Building infrastructure is not about what we build now. It is about the future. It is about imagining the world as we would want it to be and breathing life into it.

And just as Uisneach and Ardnacrusha are in conversation with the physical environment of hills, fires and rivers, our infrastructure for this digital age does not exist in isolation either. It seems to me that infrastructure that endures works with and for the natural world and all of its inhabitants.

Stone Age, Iron Age, Industrial Age, Digital Age. These are just passages in time. This is the digital age of this natural world and we as humans have the responsibility to lead it. And we need to lead better. I am all for data driven decisions but more importantly, I believe in human-led organisations. This cannot become an age of DATA Imperialism where we abdicate leadership to “the data made me do it”.

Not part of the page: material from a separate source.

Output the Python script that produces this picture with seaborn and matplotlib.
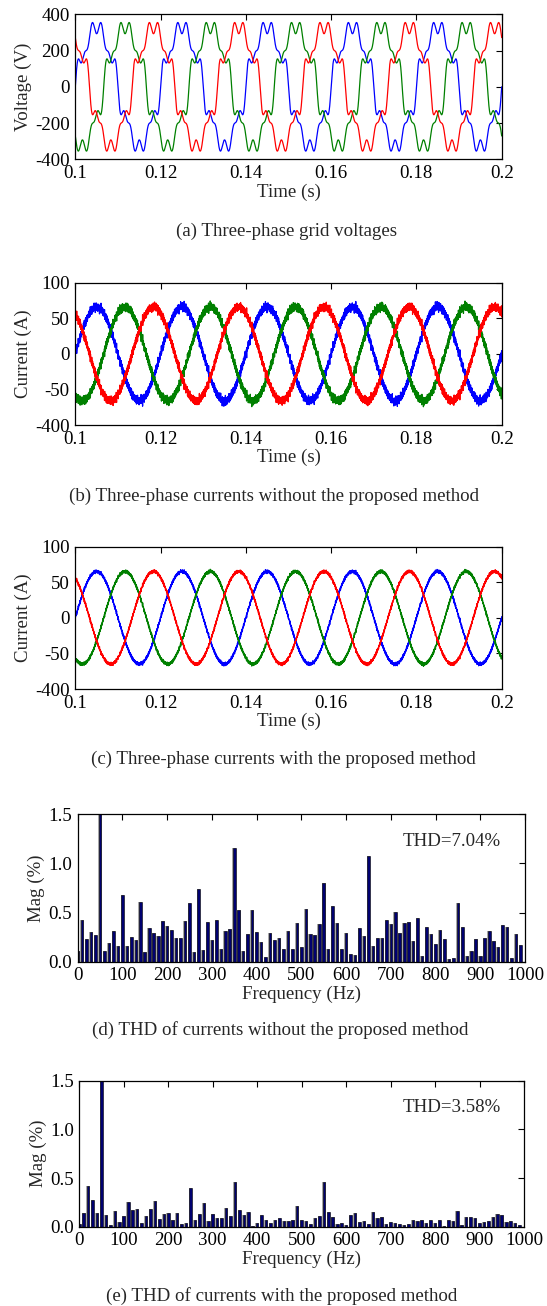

Being human-led recognises our role in stewardship. In this now digital age, we are not carving rings on rocks at Newgrange anymore or transcribing stories to books for preservation in the Trinity Library. All of our created content is with these technology companies, companies controlled by these soul decaying men. Held in their data centres, moving through their ether – our music, our books, our poetry, our diaries, our lives.

One hundred years from now what will be in the libraries and museums of the Digital Age? Three thousand years from now, what will some future civilisation discover of us? What archaeological artefacts will remain that will give them insight into who we are, how our society worked, what was important to us, our values and our beliefs?

I said that AI has the power answer to anything. There is no problem bound by the laws of science, engineering, technology, mathematics that it cannot solve. But what of problems unbound by such immutable laws but simply constrained by the artificial constructs of rules and regulations? Who made them? Do they still hold true? In their absence, where the policies of the talking men have been outpaced by the technology of decaying men, we need to reconnect with our own moral compass. Where is it pointing?

In Chinese mythology there exists 172 unanswerable questions to the Gods, known as the Heavenly Questions. The Chinese artist and activist Ai Wei Wei, mirrored these with 81 unanswerable questions to ask of AI, one question for each day of his political imprisonment. These unanswerable questions include ‘which lasts longer, love or hate?’ and ‘who am I?’

These are questions for humans not machines. These are questions for leaders. Who are we and what is important to us? As humans leading, we must do better.